For this reason and others, it is often useful to rewrite Maxwell's equations in a way that is "manifestly covariant"—i.e. obviously consistent with special relativity, even with just a glance at the equations—using covariant and contravariant four-vectors and tensors. This can be done using the EM tensor F, or the 4-potential A, with the 4-current J – see covariant formulation of classical electromagnetism.

• Differential forms approach: Gauss's law for magnetism and the Faraday–Maxwell law can be grouped together since the equations are homogeneous, and be seen as geometric identities expressing the field F (a 2-form), which can be derived from the 4-potential A. Gauss's law for electricity and the Ampere–Maxwell law could be seen as the dynamical equations of motion of the fields, obtained via the Lagrangian principle of least action, from the "interaction term" A J (introduced through gauge covariant derivatives), coupling the field to matter.
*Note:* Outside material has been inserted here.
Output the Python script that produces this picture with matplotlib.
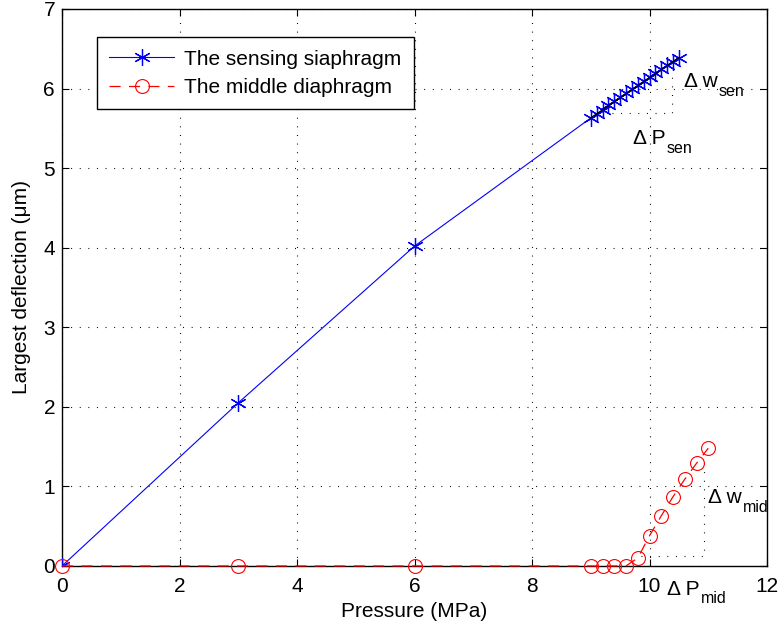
import matplotlib
matplotlib.use("Agg")
import matplotlib.pyplot as plt
from matplotlib.lines import Line2D

plt.rcParams['font.family'] = ['Liberation Sans', 'DejaVu Sans']
plt.rcParams['lines.scale_dashes'] = False

# Data
sen_p = [0, 3, 6, 9.0, 9.1, 9.2, 9.3, 9.4, 9.5, 9.6, 9.7, 9.8, 9.9, 10.0,
         10.1, 10.2, 10.3, 10.4, 10.5]
sen_w = [0, 2.05, 4.02, 5.63, 5.68, 5.73, 5.79, 5.84, 5.89, 5.94, 5.99, 6.04,
         6.09, 6.14, 6.19, 6.24, 6.29, 6.34, 6.39]
mid_p = [0, 3, 6, 9.0, 9.2, 9.4, 9.6, 9.8, 10.0, 10.2, 10.4, 10.6, 10.8, 11.0]
mid_w = [0, 0, 0, 0, 0, 0, 0, 0.10, 0.38, 0.63, 0.87, 1.09, 1.29, 1.48]

sen_label = 'The sensing siaphragm'
mid_label = 'The middle diaphragm'
x_ticks = [0, 2, 4, 6, 8, 10, 12]
y_ticks = [0, 1, 2, 3, 4, 5, 6, 7]

# Annotation guide lines (data coords)
sen_fit_p = [9.0, 10.5]
sen_fit_w = [5.63, 6.39]
sen_guide_p = [9.36, 10.38, 10.38]
sen_guide_w = [5.69, 5.69, 6.22]
mid_guide_p = [9.85, 10.93, 10.93]
mid_guide_w = [0.12, 0.12, 1.29]

fig = plt.figure(figsize=(7.79, 6.29), dpi=100)
ax = fig.add_axes([0.0796, 0.1002, 0.9050, 0.8855])

asterisk = (6, 2, 0)
ax.plot(sen_p, sen_w, color='blue', lw=0.8, marker=asterisk, ms=12,
        mew=0.9, label=sen_label, zorder=3)
ax.plot(sen_fit_p, sen_fit_w, color='black', lw=0.9, zorder=4)
ax.plot(mid_p, mid_w, color='red', lw=0.9, dashes=(8, 6), marker='o', ms=10,
        mfc='none', mew=0.8, label=mid_label, zorder=3, clip_on=False)

dot = (0, (0.7, 5.5))
ax.plot(sen_guide_p, sen_guide_w, color='black', lw=0.8, linestyle=dot)
ax.plot(mid_guide_p, mid_guide_w, color='black', lw=0.8, linestyle=dot)

fs = 15
sub_fs = 11.5


def delta_label(x, y, main, sub):
    t = ax.text(x, y, main, fontsize=fs, va='baseline', clip_on=False)
    ax.annotate(sub, xy=(1, 0), xycoords=t, xytext=(0.5, -3.5),
                textcoords='offset points', fontsize=sub_fs, va='baseline',
                annotation_clip=False)


delta_label(10.59, 6.02, 'Δ w', 'sen')
delta_label(9.72, 5.30, 'Δ P', 'sen')
delta_label(11.0, 0.79, 'Δ w', 'mid')
delta_label(10.30, -0.36, 'Δ P', 'mid')

ax.set_xlim(0, 12)
ax.set_ylim(0, 7)
ax.set_xticks(x_ticks)
ax.set_yticks(y_ticks)
ax.tick_params(direction='in', length=5, width=0.8, labelsize=fs,
               top=True, right=True)
ax.tick_params(axis='x', pad=8)
ax.tick_params(axis='y', pad=5)
for s in ax.spines.values():
    s.set_linewidth(1.0)
ax.grid(True, color='black', lw=0.8, linestyle=dot)
ax.set_axisbelow(True)

ax.set_xlabel('Pressure (MPa)', fontsize=fs, labelpad=4)
ax.set_ylabel('Largest deflection (μm)', fontsize=fs, labelpad=9)

h1 = Line2D([], [], color='blue', lw=0.8, marker=asterisk, ms=12, mew=0.9)
h2 = Line2D([], [], color='red', lw=0.9, dashes=(8, 6), marker='o', ms=10,
            mfc='none', mew=0.8)
leg = ax.legend([h1, h2], [sen_label, mid_label], loc='upper left',
                bbox_to_anchor=(0.0496, 0.9497), fontsize=fs,
                fancybox=False, framealpha=1, edgecolor='black',
                handlelength=3.1, handletextpad=0.48, labelspacing=0.45,
                borderpad=0.6, borderaxespad=0)
leg.get_frame().set_linewidth(1.0)

fig.savefig('out.png', dpi=100)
For the field formulation of Maxwell's equations in terms of a principle of extremal action, see electromagnetic tensor.

Often, the time derivative in the Faraday–Maxwell equation motivates calling this equation "dynamical", which is somewhat misleading in the sense of the preceding analysis. This is rather an artifact of breaking relativistic covariance by choosing a preferred time direction. To have physical degrees of freedom propagated by these field equations, one must include a kinetic term F *F for A; and take into account the non-physical degrees of freedom which can be removed by gauge transformation A → A' = A − dα. See also gauge fixing and Faddeev–Popov ghosts.

• Geometric algebra summarizes the entire content of Maxwell's equations into a single equation, using the Riemann–Silberstein multivector F and the four-current J.